◆ **Do this**:
Produce an exact copy of all the data below, dropping every image.

▶

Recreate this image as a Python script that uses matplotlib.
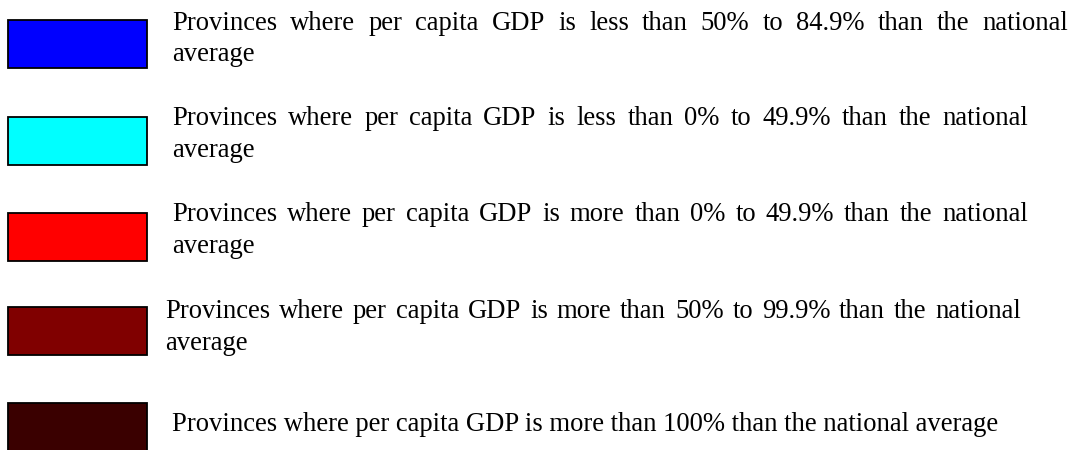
import matplotlib
matplotlib.use("Agg")
import matplotlib.pyplot as plt
from matplotlib.patches import Rectangle

# ---- data ----
colors = ["#0000FF", "#00FFFF", "#FF0000", "#800000", "#3A0000"]
line1 = [
    "Provinces where per capita GDP is less than 50% to 84.9% than the national",
    "Provinces where per capita GDP is less than 0% to 49.9% than the national",
    "Provinces where per capita GDP is more than 0% to 49.9% than the national",
    "Provinces where per capita GDP is more than 50% to 99.9% than the national",
    "Provinces where per capita GDP is more than 100% than the national average",
]
line2 = ["average", "average", "average", "average", ""]
justify_right = [1068, 1028, 1028, 1021, None]   # right edge of justified first lines (px)
text_x = [172, 172, 172, 165, 172]
box_top = [20, 117, 213, 307, 403]
base1 = [30, 125, 221, 318, 431]
base2 = [61, 157, 253, 350, None]

W, H = 1075, 450
fig = plt.figure(figsize=(W / 100, H / 100), dpi=100)
ax = fig.add_axes([0, 0, 1, 1])
ax.set_xlim(0, W)
ax.set_ylim(H, 0)
ax.axis("off")

FONT = "Liberation Serif"
renderer = fig.canvas.get_renderer()

# fit font size so the unjustified last line spans ~830 px
probe = ax.text(0, 0, line1[4], fontsize=10, family=FONT)
w10 = probe.get_window_extent(renderer).width
probe.remove()
fs = 10 * 830 / w10

for i in range(5):
    ax.add_patch(Rectangle((8, box_top[i]), 139, 48, facecolor=colors[i],
                           edgecolor="black", linewidth=1.3))
    x0 = text_x[i]
    if justify_right[i] is None:
        ax.text(x0, base1[i], line1[i], fontsize=fs, family=FONT, va="baseline", ha="left")
    else:
        words = line1[i].split(" ")
        arts = [ax.text(0, base1[i], w, fontsize=fs, family=FONT, va="baseline", ha="left")
                for w in words]
        widths = [a.get_window_extent(renderer).width for a in arts]
        gap = (justify_right[i] - x0 - sum(widths)) / (len(words) - 1)
        x = x0
        for a, wd in zip(arts, widths):
            a.set_x(x)
            x += wd + gap
    if line2[i]:
        ax.text(x0, base2[i], line2[i], fontsize=fs, family=FONT, va="baseline", ha="left")

fig.savefig("out.png", dpi=100, facecolor="white")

◀

◆ **Response**:
Recreate this image as a Python script that uses matplotlib.
import matplotlib
matplotlib.use("Agg")
import matplotlib.pyplot as plt
from matplotlib.patches import Rectangle

# ---- data ----
colors = ["#0000FF", "#00FFFF", "#FF0000", "#800000", "#3A0000"]
line1 = [
    "Provinces where per capita GDP is less than 50% to 84.9% than the national",
    "Provinces where per capita GDP is less than 0% to 49.9% than the national",
    "Provinces where per capita GDP is more than 0% to 49.9% than the national",
    "Provinces where per capita GDP is more than 50% to 99.9% than the national",
    "Provinces where per capita GDP is more than 100% than the national average",
]
line2 = ["average", "average", "average", "average", ""]
justify_right = [1068, 1028, 1028, 1021, None]   # right edge of justified first lines (px)
text_x = [172, 172, 172, 165, 172]
box_top = [20, 117, 213, 307, 403]
base1 = [30, 125, 221, 318, 431]
base2 = [61, 157, 253, 350, None]

W, H = 1075, 450
fig = plt.figure(figsize=(W / 100, H / 100), dpi=100)
ax = fig.add_axes([0, 0, 1, 1])
ax.set_xlim(0, W)
ax.set_ylim(H, 0)
ax.axis("off")

FONT = "Liberation Serif"
renderer = fig.canvas.get_renderer()

# fit font size so the unjustified last line spans ~830 px
probe = ax.text(0, 0, line1[4], fontsize=10, family=FONT)
w10 = probe.get_window_extent(renderer).width
probe.remove()
fs = 10 * 830 / w10

for i in range(5):
    ax.add_patch(Rectangle((8, box_top[i]), 139, 48, facecolor=colors[i],
                           edgecolor="black", linewidth=1.3))
    x0 = text_x[i]
    if justify_right[i] is None:
        ax.text(x0, base1[i], line1[i], fontsize=fs, family=FONT, va="baseline", ha="left")
    else:
        words = line1[i].split(" ")
        arts = [ax.text(0, base1[i], w, fontsize=fs, family=FONT, va="baseline", ha="left")
                for w in words]
        widths = [a.get_window_extent(renderer).width for a in arts]
        gap = (justify_right[i] - x0 - sum(widths)) / (len(words) - 1)
        x = x0
        for a, wd in zip(arts, widths):
            a.set_x(x)
            x += wd + gap
    if line2[i]:
        ax.text(x0, base2[i], line2[i], fontsize=fs, family=FONT, va="baseline", ha="left")

fig.savefig("out.png", dpi=100, facecolor="white")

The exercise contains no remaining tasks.